Happy Earth Day from Grow Community

We don’t inherit the earth from our ancestors, the Native American proverb goes, we borrow it from our children.

The wellbeing of our planet and the quality of life that we’ll leave to future generations is what Grow Community is all about.

grow-village-kids1Every facet of our design, planning and construction asks a simple question: How can we build a healthier, more sustainable community?

The success of our first neighborhood, the Village, says we’re finding the right answers.

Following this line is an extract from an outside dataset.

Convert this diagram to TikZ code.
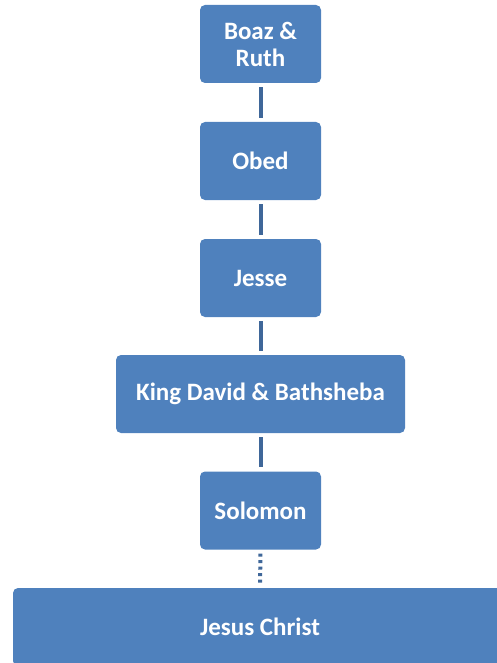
\documentclass[tikz,border=0pt]{standalone}
\usepackage{fontspec}
\setmainfont{Carlito}
\definecolor{boxblue}{HTML}{4F81BD}
\definecolor{linkblue}{HTML}{3F6799}
\begin{document}
\begin{tikzpicture}[x=1pt,y=-1pt]
        \useasboundingbox (0,0) rectangle (496,663);
        %% Boxes
        \tikzset{gen/.style={fill=boxblue,rectangle,rounded corners=5pt,text=white,font=\fontsize{25}{27}\selectfont\bfseries,align=center,inner sep=0pt,minimum width=121pt,minimum height=78pt}}
        \node[gen] (boaz) at (260.5,44) {Boaz \&\\Ruth};
        \node[gen] (obed) at (260.5,161) {Obed};
        \node[gen] (jesse) at (260.5,278) {Jesse};
        \node[gen,minimum width=289pt] (david) at (260.5,394) {King David \& Bathsheba};
        \node[gen] (solomon) at (260.5,510.5) {Solomon};
        \node[gen,minimum width=494pt] (jesus) at (260,627) {Jesus Christ};
        %% Links
        \tikzset{link/.style={linkblue,line width=4pt,shorten <=4pt,shorten >=4pt}}
        \draw[link] (boaz.south) -- (obed.north);
        \draw[link] (obed.south) -- (jesse.north);
        \draw[link] (jesse.south) -- (david.north);
        \draw[link] (david.south) -- (solomon.north);
        \draw[link,dash pattern=on 3pt off 3.5pt] (solomon.south) -- (jesus.north);
    \end{tikzpicture}
\end{document}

Now, as work progresses on our next two phases, the Grove and the Park, word is really getting around.

Over this past year, we were honored to present the community at the Northwest Eco-Building Guild Green Building Slam event.  The Urban Land Institute made Grow a prominent waypoint on its roadmap to healthy neighborhoods, the excellent “Building Healthy Places Toolkit.” And we were featured in the new eco-focused publication Conscious Company.

As we reached 100 percent solar participation among our single-family homes in the Village, Solar Builder magazine named Grow one of the nation’s top residential solar installations, and we were named 2014 Home of the Year by Green Builder Magazine.

Perhaps the best accolade of all came from the National Association of Home Builders, who gave Grow its very highest honors – the prestigious Platinum Award and Best In Green Award in the 2014 Best In American Living contest.

We think we’re really on to something – a new model for healthy, sustainable urban living, one that offers the template for new neighborhoods and multi-generational living around the country and the globe.

We’re thinking ahead, and we’re thinking big. At Grow Community, we know we borrow the earth from our children – and we want to return it to them, with interest.

From all of us at Grow Community, Happy Earth Day!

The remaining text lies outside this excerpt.